I choked on my breath. My gaze bolted to the older man, and our eyes locked. He shook his head and grinned in a way that made me want to fold into myself and disappear. Blood dripped from his lip onto his leather boot—black like his worn MC jacket. What was he doing in a place like this, anyway? He just stared at me, making no move to clean up the blood.
I turned around and ran, feeling the bile burning in my throat, threatening to spill over.
Needless to say, Rosie had to make do without her medicine that week and my parents were paid not a minute earlier than when they were scheduled to.
That was two months ago.
Today, when I walked through the kitchen and climbed the stairs, I had no choice.
I knocked on Vicious’s bedroom door. His room was on the second floor at the end of the wide curved hallway, the door facing the floating stone staircase of the cave-like mansion.
I’d never been near Vicious’s room, and I wished I could keep it that way. Unfortunately, my calculus book had been stolen. Whoever broke into my locker had wiped it clean of my stuff and left garbage inside. Empty soda cans, cleaning supplies, and condom wrappers spilled out the minute I opened the locker door.
Just another not-so-clever, yet effective, way for the students at All Saints High to remind me that I was nothing but the cheap help around here. By that point, I was so used to it I barely reddened at all. When all eyes in the hallway darted to me, snickers and chuckles rising out of every throat, I tilted my chin up and marched straight to my next class.
All Saints High was a school full of spoiled, over-privileged sinners. A school where if you failed to dress or act a certain way, you didn’t belong. Rosie blended in better than I did, thank the Lord. But with a Southern drawl, off-beat style, and one of the most popular guys at school—that being Vicious Spencer—hating my guts, I didn’t fit in.
What made it worse was that I didn’t want to fit in. These kids didn’t impress me. They weren’t kind or welcoming or even very smart. They didn’t possess any of the qualities I looked for in friends.
But I needed my textbook badly if I ever wanted to escape this place.
I knocked three times on the mahogany door of Vicious’s bedroom. Rolling my lower lip between my fingers, I tried to suck in as much oxygen as I could, but it did nothing to calm the throbbing pulse in my neck.
Please don’t be there . . .
Please don’t be an ass . . .
Please . . .
A soft noise seeped from the crack under the door, and my body tensed.
Giggling.
Vicious never giggled. Heck, he hardly ever chuckled. Even his smiles were few and far between. No. The sound was undoubtedly female.
I heard him whisper in his raspy tone something inaudible that made her moan. My ears seared, and I anxiously rubbed my hands on the yellow cut-off denim shorts covering my thighs. Out of all the scenarios I could have imagined, this was by far the worst.
Him.
With another girl.
Who I hated before I even knew her name.
It didn’t make any sense, yet I felt ridiculously angry.

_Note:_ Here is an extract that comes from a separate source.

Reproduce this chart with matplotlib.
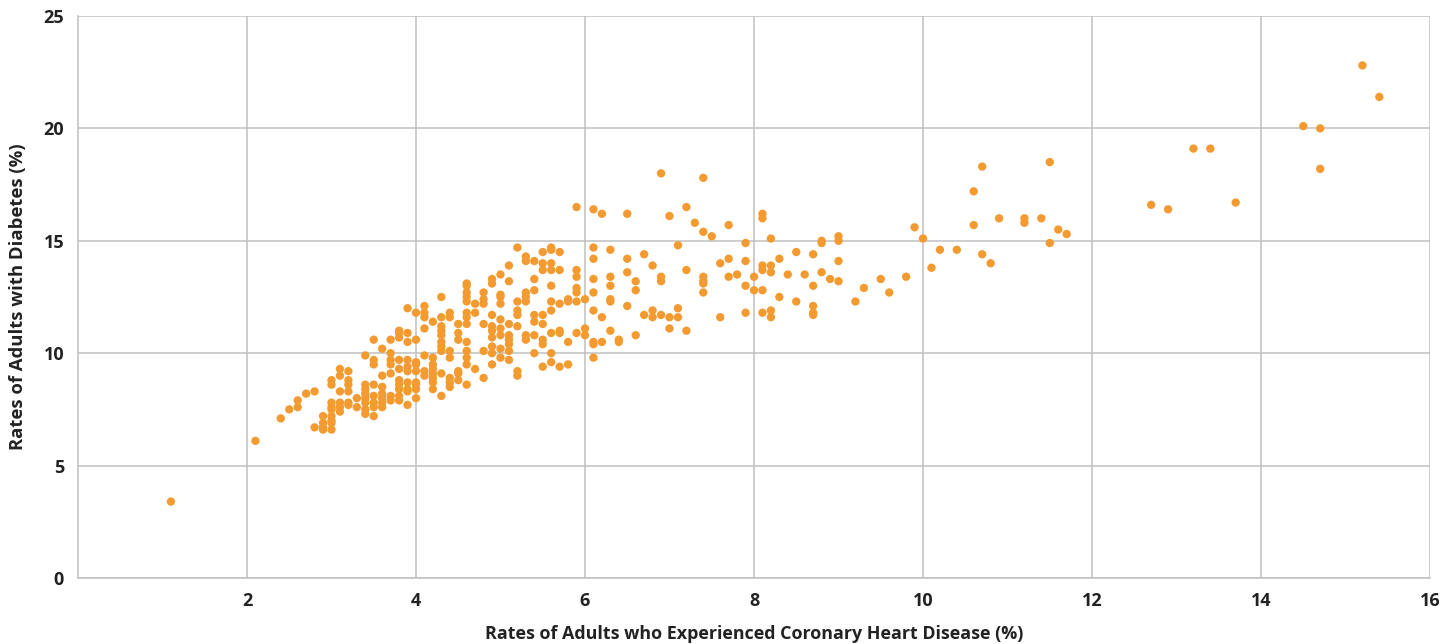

But he was clearly there, and I was a girl on a mission.
“Vicious?” I called out, trying to steady my voice. I straightened my spine, even though he couldn’t see me. “It’s Millie. Sorry to interrupt, y’all. I just wanted to borrow your calc book. Mine’s lost, and I really need to get ready for that exam we have tomorrow.” God forbid you ever study for our exam yourself, I breathed silently.
He didn’t answer, but I heard a sharp intake of breath—the girl—and the rustle of fabric and the noise of a zipper rolling. Down, I had no doubt.
I squeezed my eyes shut and pressed my forehead against the cool wood of his door.
Bite the bullet. Swallow your pride. This wouldn’t matter in a few years. Vicious and his stupid antics would be a distant memory, the snooty town of Todos Santos just a dust-covered part of my past.
My parents had jumped at the chance when Josephine Spencer offered them a job. They’d dragged us across the country to California because the health care was better and we didn’t even need to pay rent. Mama was the Spencers’ cook/housekeeper, and Daddy was part gardener and handyman. The previous live-in couple had quit, and it was no wonder. Pretty sure my parents weren’t so keen on the job either. But opportunities like these were rare, and Josephine Spencer’s mama was friends with my great-aunt, which is how they’d gotten the job.
I was planning on getting out of here soon. As soon as I got accepted to the first out-of-state college I’d applied to, to be exact. In order to do so, though, I needed a scholarship.